Miss Representation draws back a curtain to reveal a glaring reality we live with every day but fail to see – how the media’s limited and often disparaging portrayals of women and girls makes it difficult for women to feel powerful and achieve leadership positions.
Written and directed by Jennifer Siebel Newsom, this documentary film exposes how mainstream media and culture contribute to the underrepresentation of women in positions of power and influence in America.
Stories from teenage girls and provocative interviews with politicians, journalists, entertainers, activists, and academics, like Katie Couric, Rosario Dawson, Gloria Steinem, Margaret Cho, Condoleezza Rice, Rachel Maddow, and Nancy Pelosi, build momentum as Miss Representation accumulates startling facts and statistics.

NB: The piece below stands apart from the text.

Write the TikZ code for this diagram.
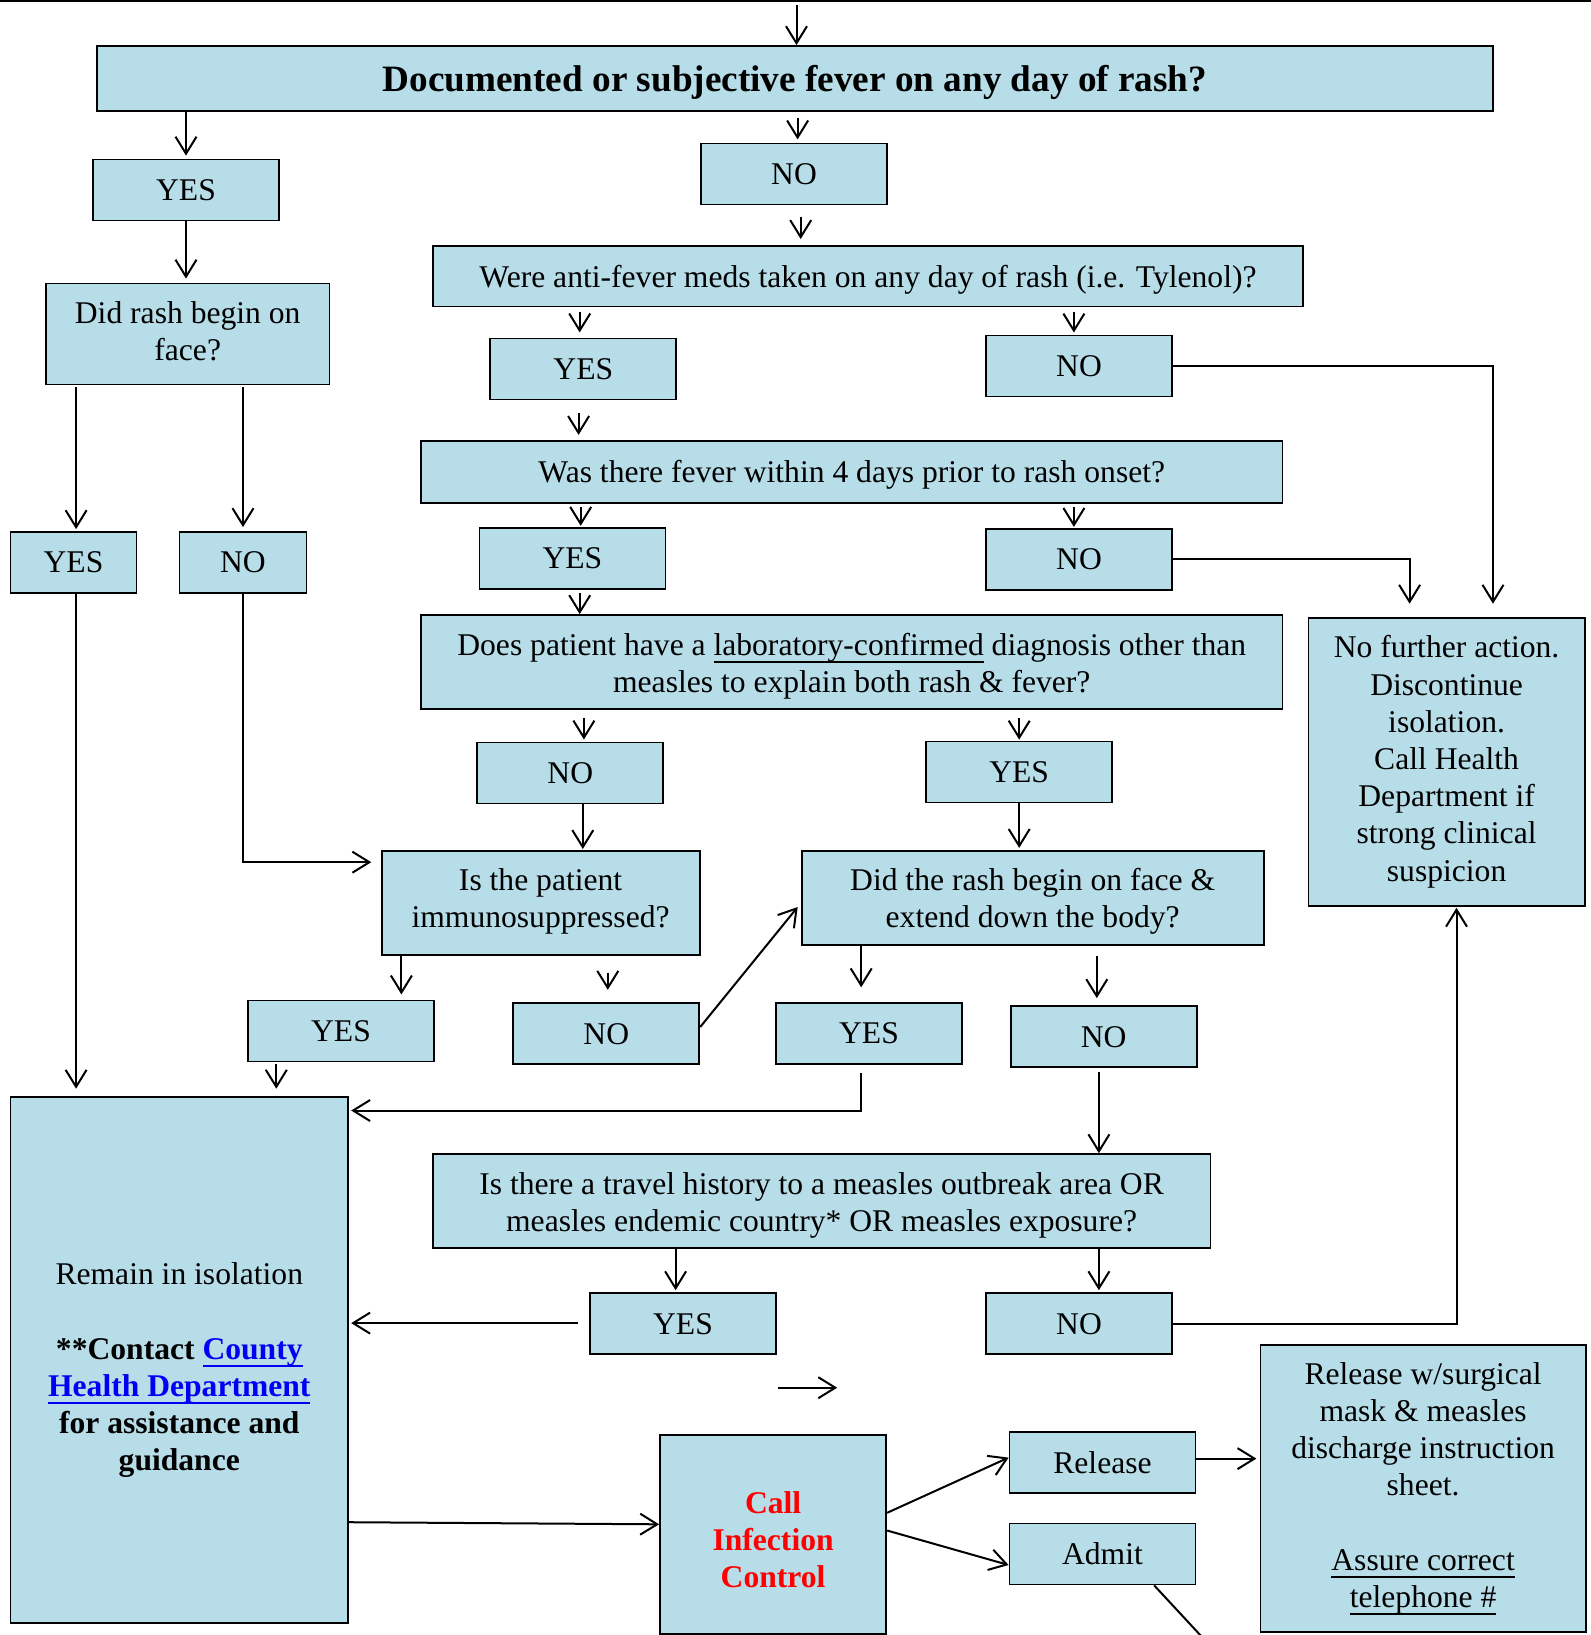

Even though released in 2011, the film remains highly relevant. According to a McKinsey report, despite gains for women in leadership, the “broken rung” was still a major barrier in 2019. For the sixth year in a row, women continued to lose ground at the first step up to manager. For every 100 men promoted to manager, only 85 women were promoted – and this gap was even larger for Black women and Latinas.
Miss Representation is a powerful movie – not only educational, but also entertaining, sometimes shocking, and truly inspiring. It is a movie that every parent, teacher, or media executive should watch.